This morning I saw an article in The New York Times, How High Tech Is Transforming One of the Oldest Jobs: Farming
It reminded me of a section on farming from my new book, Bodhisattva 4.0: A Primer for Engaged Buddhists, the excerpt from which I include here. Hopefully you read them and find them both valuable.
"The real cause of hunger is the powerlessness of the poor to gain access to the resources they need to feed themselves." Frances Moore Lappé
We have enough food for everybody, but they can’t get it. They are like hungry ghosts. There is no shortage of problems involving farming these days. Some have to do with land use, some with the crops themselves, and some with social impacts on the other side of the fence. Here are just a few, specifically about farming (as opposed to the particular crops being grown).
Destruction of virgin forest to create croplands (for palm oil in Indonesia, for example) is reversing one of the planet’s crucial carbon sinks, in addition to its impact in wildlife habitat destruction leading to a dramatic rise in extinctions.

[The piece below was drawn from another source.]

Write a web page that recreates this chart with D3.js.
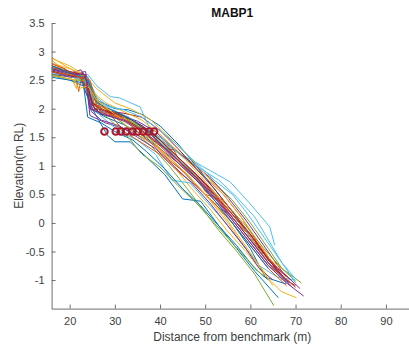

Wasteful water use (such as for raising livestock), unsanitary water use (such as irrigating crops with potentially contaminated water sourced upstream from feedlots), and excessive water use (draining ancient aquifers and water tables), all put unsustainable stress on the ecology.
Monoculture has depleted heritage seed diversity, increasing the threat from blights and diseases, as well as distorting longstanding natural ecologies.
Concentration of control amongst large agri-businesses strips farmers of control and sustainable profits, while forcing them to bear the greatest risk. Marginal subsistence farmers are most vulnerable.
Genetic modification of organisms and patents over intellectual property create an unlevel playing field for small farmers, against whom multinational corporations launch crippling lawsuits or insupportable debt to nullify alternatives.
Since the 1950’s, increasing dependence on synthetic fertilizers and pesticides limits agricultural options, threatens pollinators (e.g., bees) and other animals, creates toxic run-off, harms human health, and has proven to be an unsustainable system.
Healthy diets for subsistence farmers become disrupted as they switch from traditional crops to cash crops for sale and/or export, often with the need for much greater resource inputs.
Long-distance supply chains involve enormous amounts of carbon-based energy to bring food from farm to table. They also lend themselves to lax quality control, weak environmental oversight, and exploitative labour practices.
In all of this, governments often act with little awareness of potential unforeseen consequences, in thrall to the ideology and dollars of lobbyists.
On the other hand, there are some encouraging trends.
Consumers are increasingly conscious about their food choices. Organic, non-gmo, and Fair Trade products are now commonplace and often competitively priced. Slow food, local food, farm basket networks, and vegetarian options are gaining traction. The realities of good nutrition, the health risks of food additives and pesticide residues, and the ethical implications of food choices, are all transforming the food chain.
Historical Buddhism does not have much to offer on agricultural policy as it pertains to Right Livelihood, since monastics traditionally relied on alms for their sustenance. Romantic images of monks saving earthworms from the plow (as in the 1997 movie Seven Years in Tibet) are about as realistic as other fantasies about Buddhism (such as the 1937 movie Lost Horizon). Books on mindful eating, with their intensely personal focus, aren’t much help either beyond the basics, since they rarely offer concrete advice on how to be an activist on the larger ethical issues.
Be that as it may, the guiding principle of Buddhist practice has always been to create the greatest happiness for the greatest number of beings (and that’s all beings, not just humans), rather than short-term benefit for the individual at the expense of others. It does not take a rocket scientist to figure out that we are heading for a system crash. From E.F. Schumacher (Small is Beautiful), to Frances Moore Lappé (Diet for a Small Planet), to John Robbins (Diet for a New America), we can get the lay of the land. Systems thinking and design thinking can provide us with a framework for action. What remains is for us to find the will to act, and for some outspoken Buddhist leaders to take the initiative to make the discussion of agriculture a key component of our largely urban practice.